-- start of Working data --

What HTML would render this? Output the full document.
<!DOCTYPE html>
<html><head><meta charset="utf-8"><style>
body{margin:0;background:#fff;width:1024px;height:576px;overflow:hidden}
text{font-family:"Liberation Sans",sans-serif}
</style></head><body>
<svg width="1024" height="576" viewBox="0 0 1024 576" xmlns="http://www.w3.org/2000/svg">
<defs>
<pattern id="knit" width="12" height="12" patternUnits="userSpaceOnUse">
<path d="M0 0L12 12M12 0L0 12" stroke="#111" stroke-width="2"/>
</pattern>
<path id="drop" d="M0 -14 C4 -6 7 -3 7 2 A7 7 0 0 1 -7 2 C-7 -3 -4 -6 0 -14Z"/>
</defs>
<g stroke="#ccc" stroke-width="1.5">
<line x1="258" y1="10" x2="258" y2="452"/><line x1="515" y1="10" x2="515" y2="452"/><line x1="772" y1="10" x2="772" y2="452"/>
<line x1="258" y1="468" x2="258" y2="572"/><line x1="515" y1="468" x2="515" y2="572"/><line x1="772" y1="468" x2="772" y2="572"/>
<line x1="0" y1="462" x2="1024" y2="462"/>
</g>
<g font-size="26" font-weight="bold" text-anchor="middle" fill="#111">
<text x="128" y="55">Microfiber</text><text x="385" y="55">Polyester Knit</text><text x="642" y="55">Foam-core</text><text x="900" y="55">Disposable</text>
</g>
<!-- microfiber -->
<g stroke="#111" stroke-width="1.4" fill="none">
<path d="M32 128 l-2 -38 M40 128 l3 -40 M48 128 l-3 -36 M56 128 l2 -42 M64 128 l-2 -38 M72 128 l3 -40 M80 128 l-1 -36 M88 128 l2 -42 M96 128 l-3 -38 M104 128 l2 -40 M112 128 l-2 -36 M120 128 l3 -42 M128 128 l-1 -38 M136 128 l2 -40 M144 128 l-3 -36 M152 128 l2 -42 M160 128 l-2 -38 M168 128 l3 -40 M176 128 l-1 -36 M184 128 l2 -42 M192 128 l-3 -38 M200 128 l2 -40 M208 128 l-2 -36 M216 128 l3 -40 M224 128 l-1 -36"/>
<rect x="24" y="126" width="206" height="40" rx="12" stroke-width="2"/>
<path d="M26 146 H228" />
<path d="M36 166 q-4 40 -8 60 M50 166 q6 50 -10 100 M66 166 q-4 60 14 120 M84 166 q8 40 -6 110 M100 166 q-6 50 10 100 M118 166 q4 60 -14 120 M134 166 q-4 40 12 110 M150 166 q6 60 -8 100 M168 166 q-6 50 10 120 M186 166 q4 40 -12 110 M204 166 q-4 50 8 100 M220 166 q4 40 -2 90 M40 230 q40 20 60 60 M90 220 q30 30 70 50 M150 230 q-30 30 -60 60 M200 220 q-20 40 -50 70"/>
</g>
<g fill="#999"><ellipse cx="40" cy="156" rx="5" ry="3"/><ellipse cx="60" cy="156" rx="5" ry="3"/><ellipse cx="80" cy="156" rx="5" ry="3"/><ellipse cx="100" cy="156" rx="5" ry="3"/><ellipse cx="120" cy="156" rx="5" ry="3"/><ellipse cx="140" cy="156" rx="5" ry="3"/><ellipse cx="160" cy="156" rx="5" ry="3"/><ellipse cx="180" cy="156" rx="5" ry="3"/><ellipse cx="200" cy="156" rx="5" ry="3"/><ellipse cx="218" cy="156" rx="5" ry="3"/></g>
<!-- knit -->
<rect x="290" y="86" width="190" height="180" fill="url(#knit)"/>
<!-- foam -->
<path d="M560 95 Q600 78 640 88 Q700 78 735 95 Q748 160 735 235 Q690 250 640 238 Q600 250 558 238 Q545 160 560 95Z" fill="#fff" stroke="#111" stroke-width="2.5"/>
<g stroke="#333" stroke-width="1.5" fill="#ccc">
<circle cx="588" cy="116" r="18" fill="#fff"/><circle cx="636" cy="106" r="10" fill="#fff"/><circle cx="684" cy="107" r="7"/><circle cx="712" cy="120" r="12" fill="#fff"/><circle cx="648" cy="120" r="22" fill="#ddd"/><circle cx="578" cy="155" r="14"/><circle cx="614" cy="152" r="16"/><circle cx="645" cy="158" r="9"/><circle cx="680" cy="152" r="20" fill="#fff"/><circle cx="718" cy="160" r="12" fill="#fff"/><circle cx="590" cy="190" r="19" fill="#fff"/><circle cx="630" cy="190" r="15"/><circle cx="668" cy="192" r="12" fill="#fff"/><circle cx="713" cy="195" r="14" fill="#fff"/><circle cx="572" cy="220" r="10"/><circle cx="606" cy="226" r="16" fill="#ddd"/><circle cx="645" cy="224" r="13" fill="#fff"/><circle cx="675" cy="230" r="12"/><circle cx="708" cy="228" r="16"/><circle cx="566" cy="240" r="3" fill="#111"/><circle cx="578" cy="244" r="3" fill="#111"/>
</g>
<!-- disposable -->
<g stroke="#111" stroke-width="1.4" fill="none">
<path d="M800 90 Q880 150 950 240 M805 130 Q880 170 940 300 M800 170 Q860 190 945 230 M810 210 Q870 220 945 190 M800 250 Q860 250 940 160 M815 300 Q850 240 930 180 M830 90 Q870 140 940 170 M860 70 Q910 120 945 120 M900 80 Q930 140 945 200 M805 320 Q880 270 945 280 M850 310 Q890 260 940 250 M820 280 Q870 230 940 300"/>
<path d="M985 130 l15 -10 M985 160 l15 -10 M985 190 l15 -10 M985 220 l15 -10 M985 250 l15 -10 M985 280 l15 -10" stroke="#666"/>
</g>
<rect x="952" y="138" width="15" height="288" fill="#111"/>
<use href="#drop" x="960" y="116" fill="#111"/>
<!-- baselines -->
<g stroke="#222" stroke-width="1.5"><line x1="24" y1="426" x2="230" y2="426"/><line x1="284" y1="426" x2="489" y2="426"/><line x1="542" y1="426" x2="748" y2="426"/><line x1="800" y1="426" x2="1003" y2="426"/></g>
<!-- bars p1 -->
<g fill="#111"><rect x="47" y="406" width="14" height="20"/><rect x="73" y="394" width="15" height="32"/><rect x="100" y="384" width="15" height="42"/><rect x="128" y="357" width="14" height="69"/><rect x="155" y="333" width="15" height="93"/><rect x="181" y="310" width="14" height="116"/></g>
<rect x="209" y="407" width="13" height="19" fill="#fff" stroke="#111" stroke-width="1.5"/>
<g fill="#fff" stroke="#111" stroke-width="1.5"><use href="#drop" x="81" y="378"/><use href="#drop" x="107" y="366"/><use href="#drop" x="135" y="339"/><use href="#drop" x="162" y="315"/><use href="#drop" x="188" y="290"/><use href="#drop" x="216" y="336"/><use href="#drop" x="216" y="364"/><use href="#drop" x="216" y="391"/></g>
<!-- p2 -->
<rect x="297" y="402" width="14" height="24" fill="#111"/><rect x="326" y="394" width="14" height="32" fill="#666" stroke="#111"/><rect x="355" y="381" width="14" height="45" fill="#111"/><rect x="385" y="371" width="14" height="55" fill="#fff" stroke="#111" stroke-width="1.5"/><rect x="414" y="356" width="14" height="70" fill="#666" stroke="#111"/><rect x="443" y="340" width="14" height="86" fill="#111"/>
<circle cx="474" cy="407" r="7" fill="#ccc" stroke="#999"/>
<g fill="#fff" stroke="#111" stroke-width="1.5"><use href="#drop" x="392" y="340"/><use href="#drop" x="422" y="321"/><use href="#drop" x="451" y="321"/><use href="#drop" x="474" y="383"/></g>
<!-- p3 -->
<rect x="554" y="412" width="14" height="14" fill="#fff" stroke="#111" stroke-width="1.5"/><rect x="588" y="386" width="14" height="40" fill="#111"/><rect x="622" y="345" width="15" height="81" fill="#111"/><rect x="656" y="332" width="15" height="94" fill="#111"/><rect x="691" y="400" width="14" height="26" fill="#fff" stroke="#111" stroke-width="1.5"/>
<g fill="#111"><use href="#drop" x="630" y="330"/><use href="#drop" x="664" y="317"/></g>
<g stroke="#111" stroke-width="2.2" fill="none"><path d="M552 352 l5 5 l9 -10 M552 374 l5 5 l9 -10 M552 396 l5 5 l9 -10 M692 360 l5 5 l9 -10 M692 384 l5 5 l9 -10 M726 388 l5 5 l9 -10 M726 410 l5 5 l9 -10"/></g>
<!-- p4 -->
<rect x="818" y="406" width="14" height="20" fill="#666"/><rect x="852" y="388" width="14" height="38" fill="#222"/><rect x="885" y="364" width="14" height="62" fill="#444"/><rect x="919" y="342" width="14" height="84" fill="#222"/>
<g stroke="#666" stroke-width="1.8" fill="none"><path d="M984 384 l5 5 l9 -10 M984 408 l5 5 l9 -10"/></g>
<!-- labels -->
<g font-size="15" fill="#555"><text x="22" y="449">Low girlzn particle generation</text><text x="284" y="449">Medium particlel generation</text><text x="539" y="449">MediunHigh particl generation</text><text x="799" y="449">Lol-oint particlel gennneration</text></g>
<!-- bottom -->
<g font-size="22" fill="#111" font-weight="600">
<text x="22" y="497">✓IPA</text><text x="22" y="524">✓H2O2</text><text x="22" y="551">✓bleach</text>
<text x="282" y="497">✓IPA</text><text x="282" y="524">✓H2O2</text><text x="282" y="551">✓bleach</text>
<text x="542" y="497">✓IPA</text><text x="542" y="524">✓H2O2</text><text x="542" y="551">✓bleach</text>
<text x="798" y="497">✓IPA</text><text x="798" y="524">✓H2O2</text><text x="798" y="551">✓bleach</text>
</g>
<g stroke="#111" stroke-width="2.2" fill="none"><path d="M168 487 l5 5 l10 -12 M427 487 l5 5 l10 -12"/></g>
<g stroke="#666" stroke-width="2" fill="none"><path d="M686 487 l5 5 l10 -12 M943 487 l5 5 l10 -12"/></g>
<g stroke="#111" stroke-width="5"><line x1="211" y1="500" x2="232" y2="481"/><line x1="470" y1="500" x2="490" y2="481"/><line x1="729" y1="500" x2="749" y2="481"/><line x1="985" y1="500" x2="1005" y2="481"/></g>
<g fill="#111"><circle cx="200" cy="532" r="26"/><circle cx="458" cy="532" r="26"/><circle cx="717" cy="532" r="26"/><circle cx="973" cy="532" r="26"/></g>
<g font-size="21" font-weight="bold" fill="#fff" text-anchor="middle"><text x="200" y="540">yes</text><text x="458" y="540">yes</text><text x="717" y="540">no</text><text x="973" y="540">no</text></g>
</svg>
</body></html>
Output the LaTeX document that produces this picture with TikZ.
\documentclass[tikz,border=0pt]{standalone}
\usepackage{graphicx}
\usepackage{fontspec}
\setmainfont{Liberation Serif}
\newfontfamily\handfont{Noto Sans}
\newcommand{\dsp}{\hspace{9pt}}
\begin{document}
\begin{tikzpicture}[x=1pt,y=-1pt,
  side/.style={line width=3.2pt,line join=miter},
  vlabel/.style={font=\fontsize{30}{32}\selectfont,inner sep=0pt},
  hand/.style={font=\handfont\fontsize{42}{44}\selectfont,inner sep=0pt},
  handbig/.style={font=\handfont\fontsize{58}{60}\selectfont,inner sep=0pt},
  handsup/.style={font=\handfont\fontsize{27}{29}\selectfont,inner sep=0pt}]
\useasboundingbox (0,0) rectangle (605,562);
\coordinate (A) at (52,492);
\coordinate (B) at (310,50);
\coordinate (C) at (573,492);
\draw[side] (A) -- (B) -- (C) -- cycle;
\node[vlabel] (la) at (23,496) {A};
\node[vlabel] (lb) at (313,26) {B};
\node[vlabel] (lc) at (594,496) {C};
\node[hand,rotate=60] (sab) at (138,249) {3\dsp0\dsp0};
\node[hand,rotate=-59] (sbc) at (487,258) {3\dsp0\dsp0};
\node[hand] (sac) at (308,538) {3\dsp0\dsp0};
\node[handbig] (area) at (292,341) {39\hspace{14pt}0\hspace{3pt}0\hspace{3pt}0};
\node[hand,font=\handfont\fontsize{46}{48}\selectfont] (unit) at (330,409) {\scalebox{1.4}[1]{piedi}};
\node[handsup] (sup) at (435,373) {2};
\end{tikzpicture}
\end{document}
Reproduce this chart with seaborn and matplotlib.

-- end of Working data --

== Goal ==
From the entries above, collect every line with the string "Output" in it.

== Written response ==
What HTML would render this? Output the full document.
Output the LaTeX document that produces this picture with TikZ.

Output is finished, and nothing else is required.